Here we see that our model on test set perfomed very well, and the K we got is K=17.

**4. Now we see that K=17, we predict the higher played hours repectively for 200, 150, 100.**

In [None]:
knn_predict <- nearest_neighbor(weight_func = "rectangular", neighbors = 17) |>
 set_engine("kknn") |>
 set_mode("classification")
knn_fit <- knn_predict |>
     fit(experience ~ played_hours, data = players_tidy)

# When played hours = 200
new_obs_1 <- tibble(played_hours = 200)
experience_prediction_1 <- predict(knn_fit, new_obs_1)
experience_prediction_1

# When played hours = 150
new_obs_2 <- tibble(played_hours = 150)
experience_prediction_2 <- predict(knn_fit, new_obs_2)
experience_prediction_2

# When played hours = 50
new_obs_3 <- tibble(played_hours = 50)
experience_prediction_3 <- predict(knn_fit, new_obs_2)
experience_prediction_3

## (3) Discussions:

From the analysis of age and playtime, we observe a clear trend: the younger the age, the longer the playtime. Therefore, our target customers should be **teenagers or individuals aged 20–30.**

From the analysis of playtime by experience level, we find that longer playtimes are typically associated with **Amateur players.** Thus, we should focus more on Amateur players. This conclusion is supported by our KNN classification, which predicted "Amateur" for players with 200, 150, and 50 hours of gameplay.

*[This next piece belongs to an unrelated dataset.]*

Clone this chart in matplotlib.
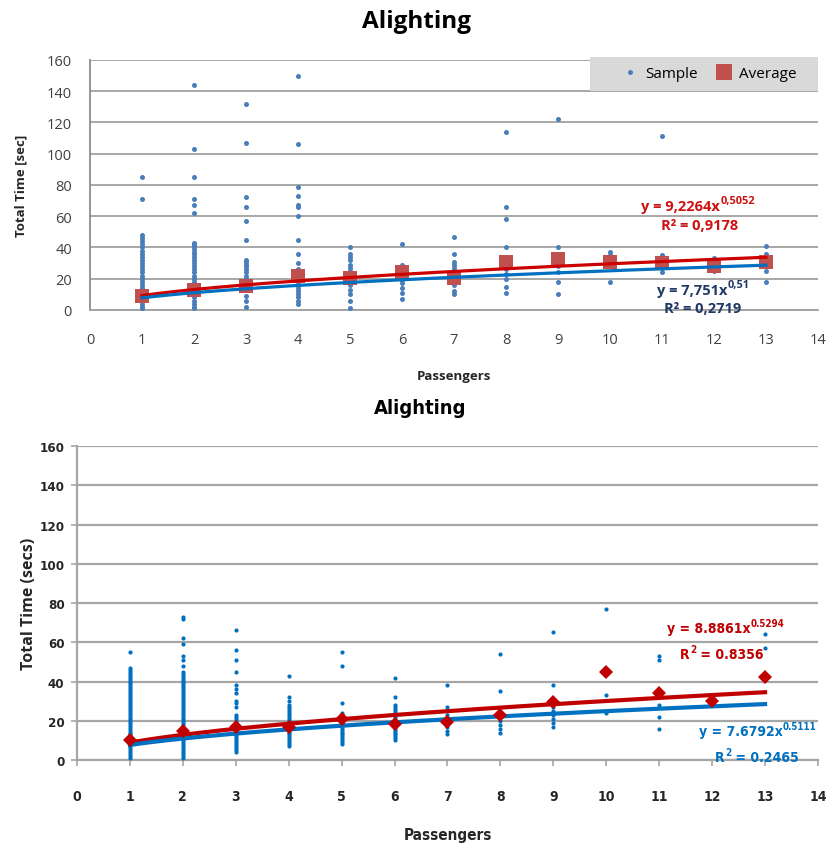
import matplotlib
matplotlib.use("Agg")
import matplotlib.pyplot as plt
import numpy as np
from matplotlib.lines import Line2D
from matplotlib.patches import Rectangle

# ---------------- data ----------------
passengers = list(range(1, 14))

# upper chart: individual samples per passenger count
top_samples = [
    [85, 71, 48, 46, 44, 42, 40, 38, 36, 34, 32, 30, 28, 26, 24, 22, 20, 18, 16, 14, 12, 10, 8, 6, 4, 2, 1],
    [144, 103, 85, 71, 67, 62, 43, 42, 41, 39, 37, 36, 34, 32, 30, 28, 26, 24, 22, 20, 18, 16, 14, 12, 10, 8, 6, 4, 2, 1],
    [132, 107, 72, 66, 57, 45, 32, 31, 29, 28, 26, 24, 22, 20, 18, 16, 13, 9, 6, 2],
    [150, 106, 79, 73, 67, 66, 60, 45, 36, 30, 26, 24, 22, 20, 18, 16, 14, 12, 10, 8, 6, 4],
    [40, 36, 34, 32, 29, 27, 25, 22, 19, 16, 13, 10, 6, 1],
    [42, 29, 26, 24, 22, 19, 17, 14, 11, 7],
    [47, 36, 31, 29, 27, 24, 20, 16, 12, 10],
    [114, 66, 58, 40, 28, 26, 23, 20, 15, 11],
    [122, 40, 28, 24, 18, 10],
    [37, 35, 32, 30, 28, 18],
    [111, 35, 32, 29, 27, 24],
    [33, 31, 28, 25],
    [41, 36, 33, 29, 25, 18],
]
top_average = [9.2, 13.0, 15.6, 22.0, 20.3, 24.5, 20.3, 30.5, 32.5, 30.5, 30.0, 28.4, 30.5]
top_avg_fit = (9.2264, 0.5052, 0.9178)
top_smp_fit = (7.751, 0.51, 0.2719)

# lower chart: individual samples per passenger count
bot_samples = [
    [55, 47, 46, 45, 44, 43, 42, 41, 40, 39, 38, 37, 36, 35, 34, 33, 32, 31, 30, 29, 28, 27, 26, 25, 24,
     23, 22, 21, 20, 19, 18, 17, 16, 15, 14, 13, 12, 11, 10, 9, 8, 7, 6, 5, 4, 3, 2, 1],
    [73, 72, 62, 59, 53, 51, 48, 45, 44, 43, 42, 41, 40, 39, 38, 37, 36, 35, 34, 33, 32, 31, 30, 29, 28,
     27, 26, 25, 24, 23, 22, 21, 20, 19, 18, 17, 16, 15, 14, 13, 12, 11, 10, 9, 8, 7, 6, 5, 4, 3, 2, 1],
    [66, 56, 51, 45, 38, 36, 34, 30, 29, 27, 23, 22, 21, 20, 19, 18, 17, 16, 15, 14, 13, 12, 11, 10, 9,
     8, 7, 6, 5, 4],
    [43, 32, 30, 28, 27, 26, 25, 24, 23, 22, 21, 20, 19, 18, 17, 16, 15, 14, 13, 12, 11, 10, 9, 8, 7],
    [55, 48, 29, 24, 23, 22, 21, 20, 19, 18, 17, 16, 15, 14, 13, 12, 11, 10, 9, 8],
    [42, 32, 28, 27, 26, 25, 24, 23, 22, 21, 20, 19, 18, 17, 16, 15, 14, 13, 12, 11, 10],
    [38, 27, 25, 23, 21, 19, 17, 15, 13],
    [54, 35, 24, 22, 20, 18, 16, 14],
    [65, 38, 27, 25, 23, 21, 19, 17],
    [77, 33, 24],
    [53, 51, 28, 22, 16],
    [31, 29],
    [64, 57, 41],
]
bot_average = [10.2, 14.6, 16.6, 17.0, 20.9, 18.3, 19.2, 22.9, 29.7, 44.7, 34.1, 30.2, 42.1]
bot_avg_fit = (8.8861, 0.5294, 0.8356)
bot_smp_fit = (7.6792, 0.5111, 0.2465)

x_ticks = list(range(0, 15))
y_ticks = list(range(0, 161, 20))

# ---------------- figure ----------------
W, H = 829, 845
fig = plt.figure(figsize=(W / 100, H / 100), dpi=100)
wide = dict(family=["Open Sans", "DejaVu Sans"])
narrow = dict(family="DejaVu Sans", stretch="condensed")

fit_x = np.linspace(1, 13, 200)


def comma(v, nd):
    return f"{v:.{nd}f}".replace(".", ",")


def rich_label(ax, x, y, pieces, color, size, font, sup_scale=0.7):
    """Write text pieces left to right from (x, y); pieces flagged True are superscripts."""
    base = ax.text(x, y, pieces[0][0], color=color, fontsize=size, fontweight="bold",
                   ha="left", va="center", **font)
    prev = base
    for txt, sup in pieces[1:]:
        if sup:
            prev = ax.annotate(txt, xy=(1.0, 0.5), xycoords=prev, xytext=(0.3, 0),
                               textcoords="offset points", color=color,
                               fontsize=size * sup_scale, fontweight="bold",
                               ha="left", va="bottom", **font)
        else:
            prev = ax.annotate(txt, xy=(1.0, 0.0), xycoords=(prev, base), color=color,
                               fontsize=size, fontweight="bold", ha="left", va="bottom", **font)
    return base


# ---------- upper chart ----------
ax1 = fig.add_axes([0.1086, 0.6320, 0.8781, 0.2959])
for p, vals in zip(passengers, top_samples):
    ax1.plot([p] * len(vals), vals, "o", color="#4a7ebb", ms=3.6, mew=0, zorder=3)
ax1.plot(passengers, top_average, "s", color="#c0504d", ms=10, mew=0, zorder=4)
a, b, r2 = top_avg_fit
ax1.plot(fit_x, a * fit_x ** b, color="#cc0000", lw=2.3, zorder=5)
a, b, r2 = top_smp_fit
ax1.plot(fit_x, a * fit_x ** b, color="#0070c0", lw=2.3, zorder=5)

ax1.set_xlim(0, 14)
ax1.set_ylim(0, 160)
ax1.set_xticks(x_ticks)
ax1.set_yticks(y_ticks)
ax1.yaxis.grid(True, color="#a0a0a0", lw=1.3)
ax1.set_axisbelow(True)
for s in ["top", "right"]:
    ax1.spines[s].set_visible(False)
ax1.spines["left"].set_color("#8c8c8c")
ax1.spines["left"].set_linewidth(1.3)
ax1.spines["bottom"].set_color("#a0a0a0")
ax1.spines["bottom"].set_linewidth(1.3)
ax1.tick_params(axis="both", length=0, labelsize=10.5, colors="#404040")
ax1.tick_params(axis="x", pad=16)
ax1.tick_params(axis="y", pad=13)
for lab in ax1.get_xticklabels() + ax1.get_yticklabels():
    lab.set_fontfamily(wide["family"])
ax1.set_xlabel("Passengers", fontsize=9.5, fontweight="bold", color="#262626",
               labelpad=16, **wide)
ax1.set_ylabel("Total Time [sec]", fontsize=9.5, fontweight="bold", color="#262626",
               labelpad=14, **wide)
fig.text(417 / W, 1 - 22 / H, "Alighting", fontsize=17.5, fontweight="bold",
         ha="center", va="center", **wide)

a, b, r2 = top_avg_fit
rich_label(ax1, 10.6, 66.6, [(f"y = {comma(a, 4)}x", False), (comma(b, 4), True)],
           "#cc1111", 10.5, wide, 0.75)
ax1.text(10.98, 54.4, f"R² = {comma(r2, 4)}", color="#cc1111", fontsize=10.5,
         fontweight="bold", ha="left", va="center", **wide)
a, b, r2 = top_smp_fit
rich_label(ax1, 10.9, 12.8, [(f"y = {comma(a, 3)}x", False), (comma(b, 2), True)],
           "#1f3864", 10.5, wide, 0.75)
ax1.text(11.04, 1.3, f"R² = {comma(r2, 4)}", color="#1f3864", fontsize=10.5,
         fontweight="bold", ha="left", va="center", **wide)

# legend panel
fig.patches.append(Rectangle((590 / W, 1 - 92 / H), 228 / W, 34 / H, transform=fig.transFigure,
                             facecolor="#d9d9d9", edgecolor="none", zorder=5))
handles = [Line2D([], [], marker="o", ls="", color="#4a7ebb", ms=3.6, mew=0),
           Line2D([], [], marker="s", ls="", color="#c0504d", ms=11, mew=0)]
leg = fig.legend(handles, ["Sample", "Average"], ncol=2, loc="center",
                 bbox_to_anchor=(707 / W, 1 - 75 / H), frameon=False,
                 prop={"family": wide["family"], "size": 11}, handletextpad=0.2,
                 columnspacing=0.9, handlelength=1.6, borderpad=0.0)
leg.set_zorder(6)

# ---------- lower chart ----------
ax2 = fig.add_axes([0.0929, 0.0994, 0.8938, 0.3716])
for p, vals in zip(passengers, bot_samples):
    ax2.plot([p] * len(vals), vals, "o", color="#0070c0", ms=3.0, mew=0, zorder=3)
a, b, r2 = bot_avg_fit
ax2.plot(fit_x, a * fit_x ** b, color="#c00000", lw=3.0, zorder=4)
a, b, r2 = bot_smp_fit
ax2.plot(fit_x, a * fit_x ** b, color="#0070c0", lw=3.0, zorder=4)
ax2.plot(passengers, bot_average, "D", color="#c00000", ms=7.5, mew=0, zorder=5)

ax2.set_xlim(0, 14)
ax2.set_ylim(0, 160)
ax2.set_xticks(x_ticks)
ax2.set_yticks(y_ticks)
ax2.yaxis.grid(True, color="#a6a6a6", lw=1.6)
ax2.set_axisbelow(True)
for s in ["top", "right"]:
    ax2.spines[s].set_visible(False)
for s in ["left", "bottom"]:
    ax2.spines[s].set_color("#a6a6a6")
    ax2.spines[s].set_linewidth(1.6)
ax2.tick_params(axis="both", length=4, width=1.2, color="#a6a6a6", colors="#262626")
ax2.tick_params(axis="x", labelsize=10, pad=17)
ax2.tick_params(axis="y", labelsize=9.5, pad=5)
for lab in ax2.get_xticklabels() + ax2.get_yticklabels():
    lab.set_fontfamily("DejaVu Sans")
    lab.set_fontstretch("condensed")
    lab.set_fontweight("bold")
ax2.set_xlabel("Passengers", fontsize=11, fontweight="bold", color="#262626",
               labelpad=17, **narrow)
ax2.set_ylabel("Total Time (secs)", fontsize=11.5, fontweight="bold", color="#262626",
               labelpad=2, **wide)
fig.text(420 / W, 1 - 409 / H, "Alighting", fontsize=14.5, fontweight="bold",
         ha="center", va="center", **narrow)

a, b, r2 = bot_avg_fit
rich_label(ax2, 11.15, 67.3, [(f"y = {a:.4f}x", False), (f"{b:.4f}", True)],
           "#c00000", 10, narrow)
rich_label(ax2, 11.4, 54, [("R", False), ("2", True), (f" = {r2:.4f}", False)],
           "#c00000", 10, narrow)
a, b, r2 = bot_smp_fit
rich_label(ax2, 11.75, 14.8, [(f"y = {a:.4f}x", False), (f"{b:.4f}", True)],
           "#0070c0", 10, narrow)
rich_label(ax2, 12.06, 1.5, [("R", False), ("2", True), (f" = {r2:.4f}", False)],
           "#0070c0", 10, narrow)

fig.savefig("out.png", dpi=100)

The result for the age outcome aligns with our expectations: younger players tend to spend more time playing. However, the findings regarding experience level are contrary to what we anticipated. We expected professional players to dedicate more time to playing, but instead, amateur players were found to spend the most time in-game.

These insights are valuable for the project, as they help identify the key target audience—namely, younger and amateur players—who are most engaged in terms of time spent playing. This allows us to tailor strategies, content, and engagement efforts more effectively toward these groups.

In future research, it would be beneficial to expand the analysis by incorporating additional variables beyond age and experience level. For example, investigating the impact of gender, time of day, or geographic location could further refine our understanding of player behavior and help develop more targeted marketing or gameplay strategies.